A blank canvas
By Chad Ingram
Published April 5, 2018
The purchase of a Prince Street property gives the Township of Minden Hills a perfect opportunity for a new civic space in downtown Minden.
Last week, councillors approved a contract for the municipality to buy the property, which fronts onto Prince Street and backs onto the municipal parking lot. Some residents may recall a home that once existed on the property burned down a number of years ago. It’s the same block where the Pritchard House and a rental home owned by the township also once stood. Those buildings were demolished in 2015. Currently, the only building on the strip of land is the Minden Hills fire hall, and when the new fire hall opens on Highway 35 in what should be short order, it will mean that the now-municipally owned chunk of land bordered by St.
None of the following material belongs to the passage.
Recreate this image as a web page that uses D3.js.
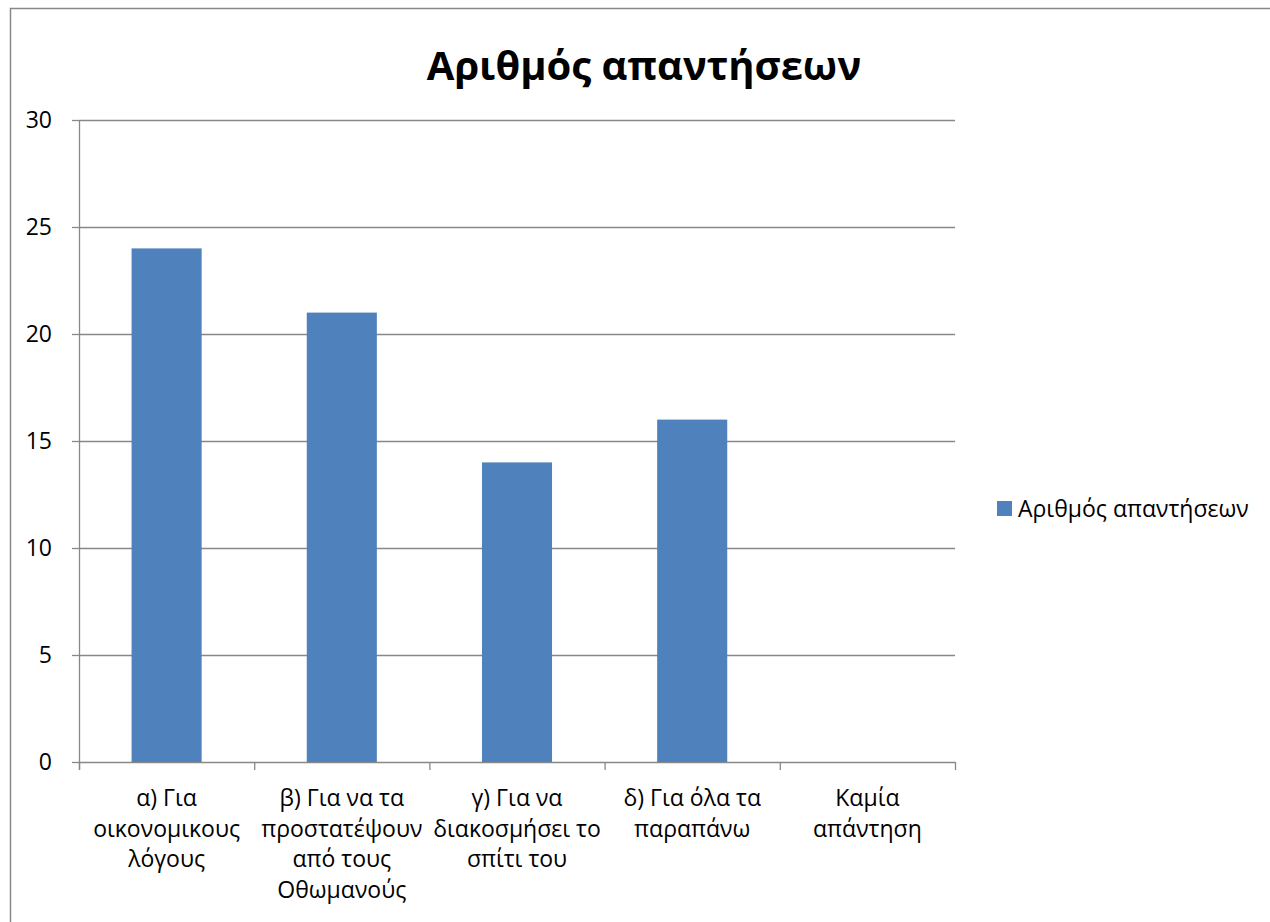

Germain, Prince and Milne Streets, as well as the municipal lot, will be available for a new purpose.
There will undoubtedly be some calls to simply enlarge the parking lot, providing extra spaces that would surely be much appreciated during the peak summertime days of July and August, when parking in the village can be less than ample.
However, while it may be utilitarian, parking is also incredibly boring, and would be a waste of space better dedicated to a community purpose.
There is relatively little public green space in downtown Minden. There is the Riverwalk pathway around the Gull River and the slice of the main drag that is the Village Green.
The newly created municipal property is the logical location for a small park.
The beauty of a park is that it’s an ever-unfinished project that can be added to, and changed over time.
Some benches, some gardens. Some nice public washrooms. Maybe a fountain. Maybe a gazebo or bandstand. Downtown Minden has no dedicated outdoor space for the performing arts. There’s often funding available to help municipalities with these types of projects. There’s also the opportunity to partner with clubs and organizations. Think of the rustic Rotary bandstand in Head Lake Park in Haliburton Village.
Speaking of Haliburton Village, the council for Dysart et al just gave the go-ahead to a project by the Sculpture Forest and Haliburton BIA that will see a changing roster of sculptures exhibited throughout the village. Essentially a seasonal art exhibit, it’s a great program and one that could be emulated in downtown Minden. A park at Prince Street would also provide space for such installations, and other public art.
While an expansion of the parking lot may come in handy for a couple of months of the year, a park would be used year-round, and would bring an increased sense of civic pride and vibrancy to downtown Minden.